We must start by acknowledging an epochal change that could challenge one of the cornerstones of our society: the word, which possesses a profoundly divine and human essence. The storytelling of our experiences, the legal traces of our decisions, scientific experiment data, and expressions of our artistic work could all be at risk. The dystopian world depicted in George Orwell’s 1984, where Big Brother arbitrarily changes the content of books and newspapers, could become reality—or rather, a nightmare.

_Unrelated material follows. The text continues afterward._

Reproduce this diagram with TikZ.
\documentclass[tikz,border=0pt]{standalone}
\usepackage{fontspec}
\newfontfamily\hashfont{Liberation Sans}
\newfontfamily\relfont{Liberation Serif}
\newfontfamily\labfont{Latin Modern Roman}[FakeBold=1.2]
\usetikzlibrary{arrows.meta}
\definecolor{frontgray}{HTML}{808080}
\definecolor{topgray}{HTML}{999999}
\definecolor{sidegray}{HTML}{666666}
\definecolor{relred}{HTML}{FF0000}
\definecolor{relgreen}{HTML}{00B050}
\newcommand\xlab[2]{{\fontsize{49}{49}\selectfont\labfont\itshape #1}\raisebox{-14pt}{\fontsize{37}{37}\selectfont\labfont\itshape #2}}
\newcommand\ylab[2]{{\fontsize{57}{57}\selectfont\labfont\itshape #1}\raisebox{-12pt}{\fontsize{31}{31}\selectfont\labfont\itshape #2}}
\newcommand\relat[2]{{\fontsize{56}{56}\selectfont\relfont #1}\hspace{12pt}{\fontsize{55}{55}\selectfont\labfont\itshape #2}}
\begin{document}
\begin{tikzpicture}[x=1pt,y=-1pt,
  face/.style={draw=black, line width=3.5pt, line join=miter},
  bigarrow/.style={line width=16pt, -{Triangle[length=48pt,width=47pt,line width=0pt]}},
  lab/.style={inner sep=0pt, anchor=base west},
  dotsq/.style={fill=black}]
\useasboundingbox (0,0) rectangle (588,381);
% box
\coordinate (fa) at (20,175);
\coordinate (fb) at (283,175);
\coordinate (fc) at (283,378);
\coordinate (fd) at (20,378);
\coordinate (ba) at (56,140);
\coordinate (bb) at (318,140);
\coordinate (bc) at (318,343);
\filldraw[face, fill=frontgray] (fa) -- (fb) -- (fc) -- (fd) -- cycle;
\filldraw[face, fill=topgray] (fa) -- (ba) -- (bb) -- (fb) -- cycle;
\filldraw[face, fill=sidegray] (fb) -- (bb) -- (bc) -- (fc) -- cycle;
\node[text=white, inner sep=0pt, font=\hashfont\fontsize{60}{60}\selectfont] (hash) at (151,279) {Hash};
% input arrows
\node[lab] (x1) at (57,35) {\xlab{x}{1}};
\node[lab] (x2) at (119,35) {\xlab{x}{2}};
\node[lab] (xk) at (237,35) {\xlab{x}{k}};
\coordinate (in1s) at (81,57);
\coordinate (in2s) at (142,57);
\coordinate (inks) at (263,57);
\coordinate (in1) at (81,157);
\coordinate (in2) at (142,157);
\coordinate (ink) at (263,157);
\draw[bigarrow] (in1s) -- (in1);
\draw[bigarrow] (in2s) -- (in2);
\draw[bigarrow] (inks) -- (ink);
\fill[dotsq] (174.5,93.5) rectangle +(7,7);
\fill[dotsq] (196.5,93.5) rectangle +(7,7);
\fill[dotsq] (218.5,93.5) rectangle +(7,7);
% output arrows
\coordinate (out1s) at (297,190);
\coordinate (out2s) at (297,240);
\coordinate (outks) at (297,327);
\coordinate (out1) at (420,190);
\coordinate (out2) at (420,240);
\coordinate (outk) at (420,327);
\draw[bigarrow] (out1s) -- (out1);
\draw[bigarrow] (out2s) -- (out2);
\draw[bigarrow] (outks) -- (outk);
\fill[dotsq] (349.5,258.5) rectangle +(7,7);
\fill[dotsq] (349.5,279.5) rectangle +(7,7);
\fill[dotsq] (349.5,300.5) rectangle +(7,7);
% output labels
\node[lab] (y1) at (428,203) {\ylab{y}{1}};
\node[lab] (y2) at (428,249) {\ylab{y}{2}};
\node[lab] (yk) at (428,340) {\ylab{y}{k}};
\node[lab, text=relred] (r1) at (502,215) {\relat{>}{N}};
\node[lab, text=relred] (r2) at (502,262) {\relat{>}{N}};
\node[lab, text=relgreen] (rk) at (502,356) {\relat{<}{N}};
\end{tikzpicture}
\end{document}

Therefore, it is necessary to identify societal antidotes to avert this danger. Schools, at all levels, could teach the conscious use of artificial intelligence, particularly generative AI, now freely available, instead of demonizing or banning it. AI should be experimented with in classrooms, under teacher supervision, by analyzing and studying “artificial words.” It should be made clear that AI is not a priori a reliable source of knowledge. The media could extensively discuss both the risks and benefits of AI proliferation, reporting successes and failures promptly. Politicians, like everyone else, could use AI to produce content, provided it is authentic and accurate. Observing these principles can prevent an apocalyptic scenario in which artificial entities generate content that they later use for their own training, creating a perverse cycle of self-consumption.
The CSAIA ETS Association seeks to ensure that words remain human—promoting ethical AI, generated by humans for humans, guided by values that are shareable and inherent to humanity. Words are intelligence; they are knowledge: AI must embody this as well.

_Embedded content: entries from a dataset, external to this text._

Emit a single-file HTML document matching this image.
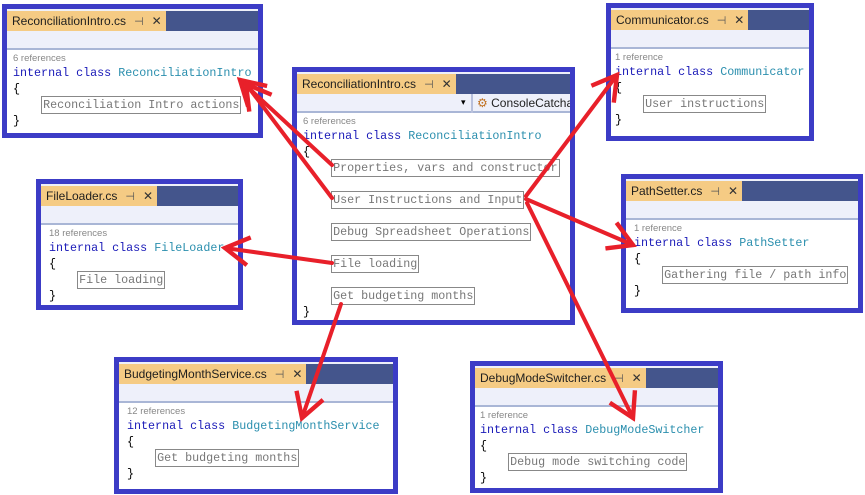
<!DOCTYPE html>
<html><head><meta charset="utf-8"><style>
*{margin:0;padding:0;box-sizing:border-box}
body{width:865px;height:495px;background:#fff;position:relative;overflow:hidden;font-family:"Liberation Sans",sans-serif}
.box{position:absolute;border:5px solid #3c3cc6;background:#fff;overflow:hidden}
.tabbar{height:22px;background:#44558c;border-top:2px solid #eef0f8;position:relative}
.tab{position:absolute;left:0;top:0;height:20px;background:#f5cb84;font-size:12px;color:#1e1e1e;line-height:20px;padding-left:5px;padding-right:4px;white-space:nowrap}
.tab .x{color:#555;margin-left:8px;font-size:11px}
.tab .cl{color:#333;margin-left:8px}
.tool{height:19px;background:#eef0fa;border-bottom:2px solid #a9b6d6;position:relative;font-size:12px;white-space:nowrap}
.code{position:relative;padding-left:6px;font-family:"Liberation Mono",monospace;font-size:11.7px;line-height:16px;white-space:pre;color:#000}
.ref{font-family:"Liberation Sans",sans-serif;font-size:9.5px;color:#888;line-height:12px;padding-top:3px}
.kw{color:#1a1ab8}.cn{color:#2b8fae}
.bx{border:1px solid #888;color:#777;padding:1px 1px}
</style></head><body>

<div class="box" style="left:2px;top:4px;width:261px;height:134px">
<div class="tabbar"><div class="tab">ReconciliationIntro.cs<span class="x">⊣</span><span class="cl">✕</span></div></div>
<div class="tool"></div>
<div class="code"><div class="ref">6 references</div><span class="kw">internal class</span> <span class="cn">ReconciliationIntro</span>
{
    <span class="bx">Reconciliation Intro actions</span>
}</div>
</div>

<div class="box" style="left:292px;top:67px;width:283px;height:258px">
<div class="tabbar"><div class="tab">ReconciliationIntro.cs<span class="x">⊣</span><span class="cl">✕</span></div></div>
<div class="tool"><span style="position:absolute;left:164px;top:3px;font-size:9px">▾</span><span style="position:absolute;left:174px;top:0;height:19px;border-left:2px solid #b8c0dc"></span><span style="position:absolute;left:180px;top:2px;color:#222"><span style="color:#c07020">⚙</span> ConsoleCatcha</span></div>
<div class="code"><div class="ref">6 references</div><span class="kw">internal class</span> <span class="cn">ReconciliationIntro</span>
{
    <span class="bx">Properties, vars and constructor</span>
    
    <span class="bx">User Instructions and Input</span>
    
    <span class="bx">Debug Spreadsheet Operations</span>
    
    <span class="bx">File loading</span>
    
    <span class="bx">Get budgeting months</span>
}</div>
</div>

<div class="box" style="left:606px;top:3px;width:208px;height:138px">
<div class="tabbar"><div class="tab">Communicator.cs<span class="x">⊣</span><span class="cl">✕</span></div></div>
<div class="tool"></div>
<div class="code" style="padding-left:4px"><div class="ref">1 reference</div><span class="kw">internal class</span> <span class="cn">Communicator</span>
{
    <span class="bx">User instructions</span>
}</div>
</div>

<div class="box" style="left:36px;top:179px;width:207px;height:131px">
<div class="tabbar"><div class="tab">FileLoader.cs<span class="x">⊣</span><span class="cl">✕</span></div></div>
<div class="tool"></div>
<div class="code" style="padding-left:8px"><div class="ref">18 references</div><span class="kw">internal class</span> <span class="cn">FileLoader</span>
{
    <span class="bx">File loading</span>
}</div>
</div>

<div class="box" style="left:621px;top:174px;width:242px;height:139px">
<div class="tabbar"><div class="tab">PathSetter.cs<span class="x">⊣</span><span class="cl">✕</span></div></div>
<div class="tool"></div>
<div class="code" style="padding-left:8px"><div class="ref">1 reference</div><span class="kw">internal class</span> <span class="cn">PathSetter</span>
{
    <span class="bx">Gathering file / path info</span>
}</div>
</div>

<div class="box" style="left:114px;top:357px;width:284px;height:137px">
<div class="tabbar"><div class="tab">BudgetingMonthService.cs<span class="x">⊣</span><span class="cl">✕</span></div></div>
<div class="tool"></div>
<div class="code" style="padding-left:8px"><div class="ref">12 references</div><span class="kw">internal class</span> <span class="cn">BudgetingMonthService</span>
{
    <span class="bx">Get budgeting months</span>
}</div>
</div>

<div class="box" style="left:470px;top:361px;width:253px;height:132px">
<div class="tabbar"><div class="tab">DebugModeSwitcher.cs<span class="x">⊣</span><span class="cl">✕</span></div></div>
<div class="tool"></div>
<div class="code" style="padding-left:5px"><div class="ref">1 reference</div><span class="kw">internal class</span> <span class="cn">DebugModeSwitcher</span>
{
    <span class="bx">Debug mode switching code</span>
}</div>
</div>

<svg width="865" height="495" style="position:absolute;left:0;top:0" viewBox="0 0 865 495">
<defs><marker id="a" markerWidth="8" markerHeight="8" refX="7" refY="4" orient="auto" markerUnits="strokeWidth"><path d="M1,0.5 L7,4 L1,7.5" fill="none" stroke="#e8202a" stroke-width="1.1"/></marker></defs>
<g stroke="#e8202a" stroke-width="4" fill="none" stroke-linecap="round" marker-end="url(#a)">
<line x1="332" y1="165" x2="240" y2="80"/>
<line x1="332" y1="198" x2="246" y2="84"/>
<line x1="526" y1="196" x2="617" y2="75"/>
<line x1="526" y1="199" x2="633" y2="245"/>
<line x1="527" y1="203" x2="633" y2="418"/>
<line x1="332" y1="263" x2="225" y2="248"/>
<line x1="341" y1="304" x2="302" y2="418"/>
</g>
</svg>
</body></html>
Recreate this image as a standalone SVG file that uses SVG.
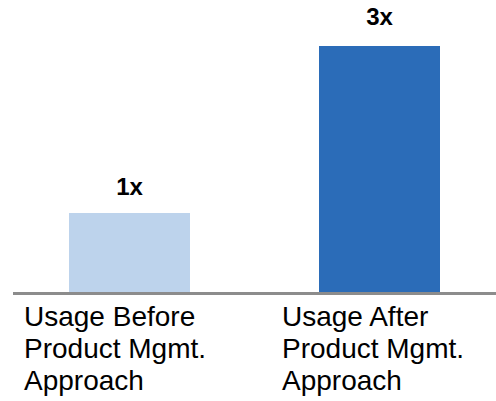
<svg xmlns="http://www.w3.org/2000/svg" width="496" height="401" viewBox="0 0 496 401">
  <style>
    .val { font-family: "Liberation Sans", Arial, sans-serif; font-size: 24px; font-weight: bold; fill: #000; text-anchor: middle; }
    .cat { font-family: "Liberation Sans", Arial, sans-serif; font-size: 28px; fill: #000; }
    .axis { stroke: #8c8c8c; stroke-width: 3; }
  </style>
  <rect width="496" height="401" fill="#ffffff"/>
  <g id="bar-before">
    <rect x="69" y="213" width="121" height="80" fill="#bdd3ec"/>
    <text class="val" x="129.5" y="195">1x</text>
  </g>
  <g id="bar-after">
    <rect x="319" y="46" width="121" height="247" fill="#2b6cb8"/>
    <text class="val" x="379.5" y="25">3x</text>
  </g>
  <g id="axis">
    <line class="axis" x1="13" y1="293.5" x2="496" y2="293.5"/>
  </g>
  <g id="label-before">
    <text class="cat" x="24" y="326">Usage Before</text>
    <text class="cat" x="24" y="358">Product Mgmt.</text>
    <text class="cat" x="24" y="390">Approach</text>
  </g>
  <g id="label-after">
    <text class="cat" x="282" y="326">Usage After</text>
    <text class="cat" x="282" y="358">Product Mgmt.</text>
    <text class="cat" x="282" y="390">Approach</text>
  </g>
</svg>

In pursuit of this goal, we are proud to showcase the sacred and poetic narrative of the artist Carlo Pizzichini, professor at the Accademia di Belle Arti di Brera and member of the Art and Humanities Department of CSAIA ETS, who in 2013 created the stained glass windows for the two mullioned windows flanking the high altar of the medieval Basilica of San Domenico, the site of the visions and theological education of Saint Catherine of Siena, who, as a young illiterate commoner, became a learned mystic and Doctor of the Church through the grace of God’s Word.

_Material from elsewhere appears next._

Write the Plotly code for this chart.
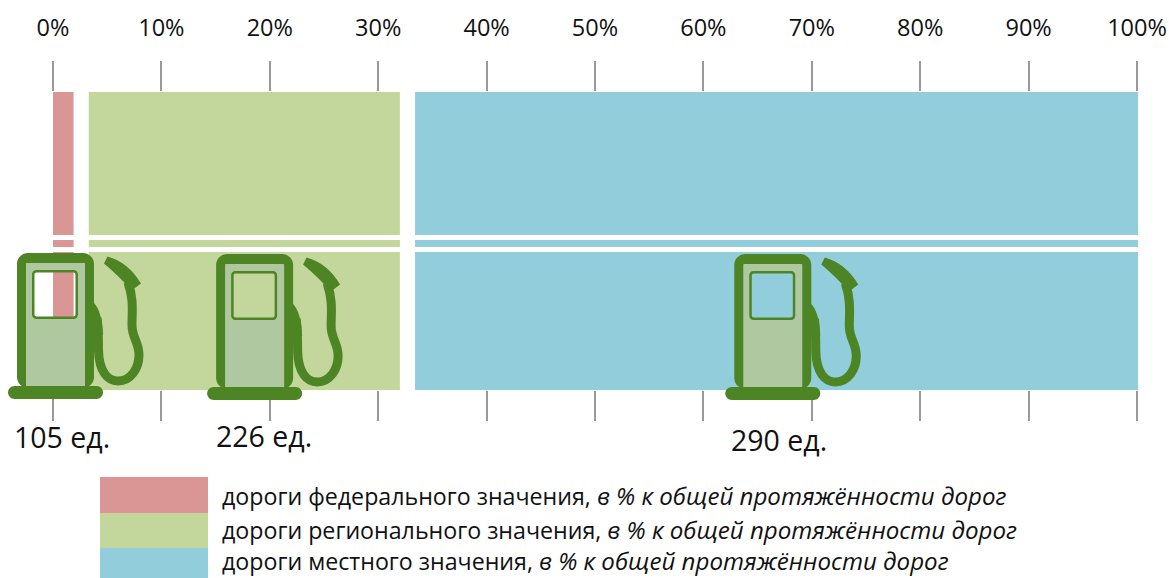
import plotly.graph_objects as go

# Data
segment_names = ["дороги федерального значения", "дороги регионального значения", "дороги местного значения"]
segment_start = [0.0, 3.3, 33.4]
segment_share = [1.9, 28.7, 66.7]
segment_colors = ["#D99694", "#C3D69B", "#92CDDC"]
tick_values = [0, 10, 20, 30, 40, 50, 60, 70, 80, 90, 100]
tick_labels = ["0%", "10%", "20%", "30%", "40%", "50%", "60%", "70%", "80%", "90%", "100%"]
station_counts = ["105 ед.", "226 ед.", "290 ед."]
station_label_x = [0.85, 19.5, 67.0]
station_label_y_px = [437, 436, 440]
pump_x = [0.23, 18.6, 66.4]
pump_shift_y = [0, -1, -1]
legend_suffix = "в % к общей протяжённости дорог"

W, H = 1169, 578
TOP, BOTTOM = 92, 390
X0, PXPER = 53.0, 10.84
DARK = "#4E8524"
LIGHT = "#B0C8A0"
FONT = "Open Sans"

def py(y):
    return (BOTTOM - y) / (BOTTOM - TOP)

fig = go.Figure()
for name, s, v, c in zip(segment_names, segment_start, segment_share, segment_colors):
    fig.add_trace(go.Bar(y=[0.5], x=[v], base=[s], width=[1], orientation="h", name=name,
                         marker=dict(color=c, line=dict(width=0)), showlegend=False, hoverinfo="name+x"))

shapes = []
for a, b in [(235, 240), (247, 252)]:
    shapes.append(dict(type="rect", xref="paper", yref="paper", x0=0, x1=1, y0=py(b), y1=py(a),
                       fillcolor="white", line=dict(width=0), layer="above"))

def q(x, y):
    # reference-style icon coordinates, relative to the pump anchor
    return f"{x - 55.5:.2f},{390 - y:.2f}"

def rrect(x0, y0, x1, y1, r):
    k = r * 0.45
    return (f"M{q(x0 + r, y0)} L{q(x1 - r, y0)} C{q(x1 - k, y0)} {q(x1, y0 + k)} {q(x1, y0 + r)} L{q(x1, y1 - r)} "
            f"C{q(x1, y1 - k)} {q(x1 - k, y1)} {q(x1 - r, y1)} L{q(x0 + r, y1)} C{q(x0 + k, y1)} {q(x0, y1 - k)} {q(x0, y1 - r)} "
            f"L{q(x0, y0 + r)} C{q(x0, y0 + k)} {q(x0 + k, y0)} {q(x0 + r, y0)} Z ")

win_out = rrect(32, 270, 78, 319, 4)
win_in = rrect(34.5, 272.5, 75.5, 316.5, 2)
body_in = rrect(26, 263, 85, 387, 1)
body_out = rrect(17, 253, 94, 388, 11)
base = rrect(8, 386, 103, 399, 6.5)
nozzle = (f"M{q(107.5, 256.5)} Q{q(128, 262)} {q(141, 283.5)} L{q(135, 288)} L{q(131, 290)} "
          f"Q{q(120, 277)} {q(104, 263.5)} Z")
hose = (f"M{q(97, 318)} C{q(98, 325)} {q(98.5, 335)} {q(98.5, 350)} "
        f"C{q(99, 372)} {q(108, 381)} {q(118, 381)} C{q(131, 381)} {q(139, 368)} {q(139, 355)} "
        f"C{q(139, 342)} {q(132, 338)} {q(132, 325)} C{q(132, 312)} {q(134, 300)} {q(128, 282)}")
hose_root = f"M{q(93, 302)} Q{q(102, 310)} {q(103, 335)} L{q(93, 335)} Z"

def icon(path, fill=None, line=None, lw=0, rule="evenodd", anchor_x=0, anchor_y=0):
    d = dict(type="path", xref="x", yref="paper", xsizemode="pixel", ysizemode="pixel",
             xanchor=anchor_x, yanchor=anchor_y, path=path, layer="above", fillrule=rule,
             line=dict(width=lw, color=line or "rgba(0,0,0,0)"))
    d["fillcolor"] = fill if fill else "rgba(0,0,0,0)"
    return d

for px_val, sh in zip(pump_x, pump_shift_y):
    ya = py(BOTTOM - sh)
    shapes.append(icon(body_in + win_out, fill=LIGHT, anchor_x=px_val, anchor_y=ya))
    shapes.append(icon(hose, line=DARK, lw=9, anchor_x=px_val, anchor_y=ya))
    shapes.append(icon(hose_root, fill=DARK, anchor_x=px_val, anchor_y=ya))
    shapes.append(icon(body_out + body_in, fill=DARK, anchor_x=px_val, anchor_y=ya))
    shapes.append(icon(win_out + win_in, fill=DARK, anchor_x=px_val, anchor_y=ya))
    shapes.append(icon(base, fill=DARK, anchor_x=px_val, anchor_y=ya))
    shapes.append(icon(nozzle, fill=DARK, anchor_x=px_val, anchor_y=ya))

# legend swatches
swatch_edges = [477, 513, 548, 578]
for i, c in enumerate(segment_colors):
    shapes.append(dict(type="rect", xref="paper", yref="paper", x0=100 / W, x1=208 / W,
                       y0=py(swatch_edges[i + 1]), y1=py(swatch_edges[i]),
                       fillcolor=c, line=dict(width=0), layer="above"))

annotations = []
for t, x, y in zip(station_counts, station_label_x, station_label_y_px):
    annotations.append(dict(text=t, x=x, y=py(y), xref="x", yref="paper", showarrow=False,
                            xanchor="center", yanchor="middle", font=dict(family=FONT, size=28.5, color="#111")))
for name, y in zip(segment_names, [495, 529, 560]):
    annotations.append(dict(text=f"{name}, <i><span style=\"font-size:24.1px\">{legend_suffix}</span></i>",
                            x=220 / W, y=py(y), xref="paper", yref="paper",
                            showarrow=False, xanchor="left", yanchor="middle",
                            font=dict(family=FONT, size=23.2, color="#111")))

fig.update_layout(
    width=W, height=H, margin=dict(l=0, r=0, t=TOP, b=H - BOTTOM, pad=0),
    paper_bgcolor="white", plot_bgcolor="white", showlegend=False, barmode="overlay",
    font=dict(family=FONT, size=23.5, color="#111"),
    shapes=shapes, annotations=annotations,
    xaxis=dict(range=[(0 - X0) / PXPER, (W - X0) / PXPER], side="top", tickmode="array",
               tickvals=tick_values, ticktext=tick_labels, ticks="outside", ticklen=30, tickwidth=2,
               tickcolor="#999999", mirror="ticks", showgrid=False, zeroline=False, showline=False,
               ticklabelstandoff=16, fixedrange=True),
    yaxis=dict(range=[0, 1], visible=False, fixedrange=True),
)
fig.write_html("out.html", post_script="document.body.style.margin='0';",
               config=dict(displayModeBar=False))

Specifically, one of the two stained glass windows, the left one, is dedicated to the Logos: a monochromatic blue glass—representing the divine and infinity in all religions and cultures—hosts scenes related to the history of the Word. Thick strokes of blue, green, and gray-black enliven and invert the dark lead lines of the historical windows, which remain present for the essential architecture of the work itself. Like the ancestral paintings of early Western art, these strokes create strong sign-symbols that emerge through backlighting with iconic power, woven with small red glass fragments in relief to depict the notes of the musical composition In Paradisum deducant te Angeli by contemporary maestro Gianluigi Gelmetti: the pictorial register becomes a musical register. Pizzichini places a virtual staff on the flow of symbolic writing, so that the stained glass becomes a score that can be played: light, signum, and the music of the Word.
Thus, we read the story of the coming of Christ-Logos through signs, archaeological expressions of the human word, communication factors that connect us in life and in community. Signs and symbols concretize the Dabar, the Logos, and the Kalamit, the Word in the three monotheistic religions; ancient and modern signs, in the skilled hands of the artist, are used and transformed into elements of his craft, telling the human word… sacred word… the Word.
Through this artistic animation, CSAIA ETS symbolically aims to show how the long journey of the word—composed of signs, later letters, images, and musical notes—can continue, for a present that is already the future, with a past that must not be forgotten but must inspire both humans and machines, human and artificial intelligence, in the signum of the Word.